Field-ready planning: safety, permits, and Leave No Trace
Planning is the kindness you give yourself and the land. First, check local closures and fire restrictions—many agencies restrict open flames during dry spells even in winter. Choose an established campsite or picnic area when possible. If you build a fire, use an existing ring, keep it small, and bring water and a shovel; when you break camp drown coals, stir, and feel for heat until cold. Favor stoves for cooking where fires are not allowed. Practice Leave No Trace by packing out everything you bring in, dispersing any ash thinly only where permitted, and avoiding disturbance to culturally sensitive sites. For family trips, assemble a short safety kit: headlamps with fresh batteries, warm extra layers, a charged phone or satellite messenger, and basic first-aid. Keep children close by water and fire, and plan shorter travel distances—the early sunset makes early turnarounds wise.

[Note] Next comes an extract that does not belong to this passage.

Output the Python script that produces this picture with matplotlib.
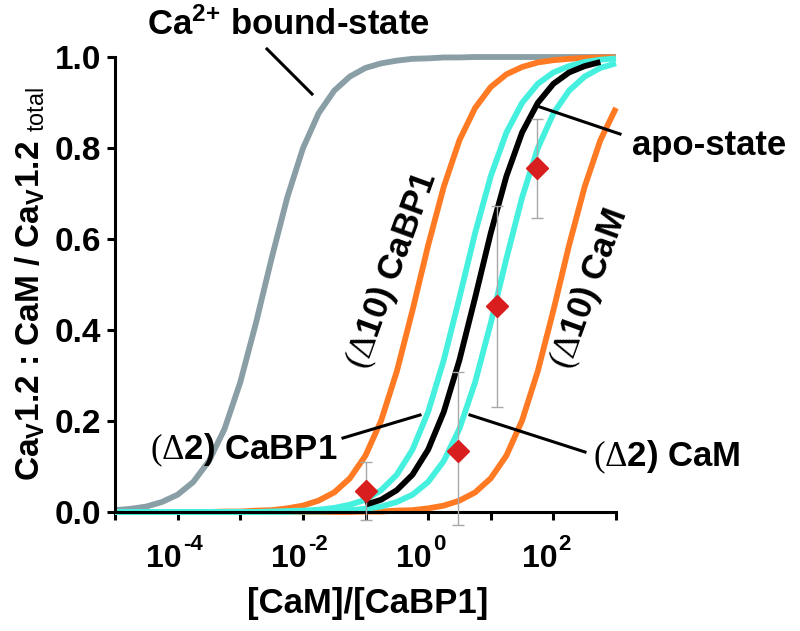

Recipes and photography tips for the solstice night
Two simple, field-ready recipes to try: a one-pot solstice stew and a warming woodland tea.
- Camp Solstice Stew (one-pot): Sauté a small diced onion in a pot with a splash of oil, add a cup of rehydrated mixed vegetables (see our dehydrating guide), a cup of cooked beans or cubed smoked sausage, 3–4 cups stock, 1 tsp dried thyme, salt and pepper. Simmer 20–30 minutes until potatoes are tender. Finish with a squeeze of lemon or a spoon of preserved herbs.
- Warming Spruce-Tip Tea: Rinse a small handful of fresh spruce or soft pine tips, simmer gently with a thin slice of ginger and a cinnamon stick for 6–8 minutes, steep off-heat for a few minutes, strain and sweeten to taste. For safe ID and harvest etiquette, see our full Herbal Winter Tea instructions.
Photography tips to capture the solstice mood: for starry skies use a tripod, a wide-angle lens, a wide aperture (f/2.8–f/4), ISO 800–3200 and a 10–25 second exposure to start; focus to infinity and check shots at full frame. For campfire portraits, underexpose slightly to keep ember glow rich, use a fast lens and hand warmers to keep fingers steady while changing settings. Smartphone users can steady the phone on a rock or small tripod, use exposure lock and a warm-white balance to preserve firelight tones. Above all, keep distance and minimize light intrusion when photographing wildlife or neighbors—respect the night.
Winter solstice in the outdoors is less about spectacle and more about noticing: the long shadow of a cedar, the hush after a snowfall, a warm cup shared between hands. Plan simply, leave no trace, and let the landscape do the rest—you’ll carry that quiet back into the brightening days to come. Go outside, bring a thermos, and celebrate the turning of the year with care and wonder.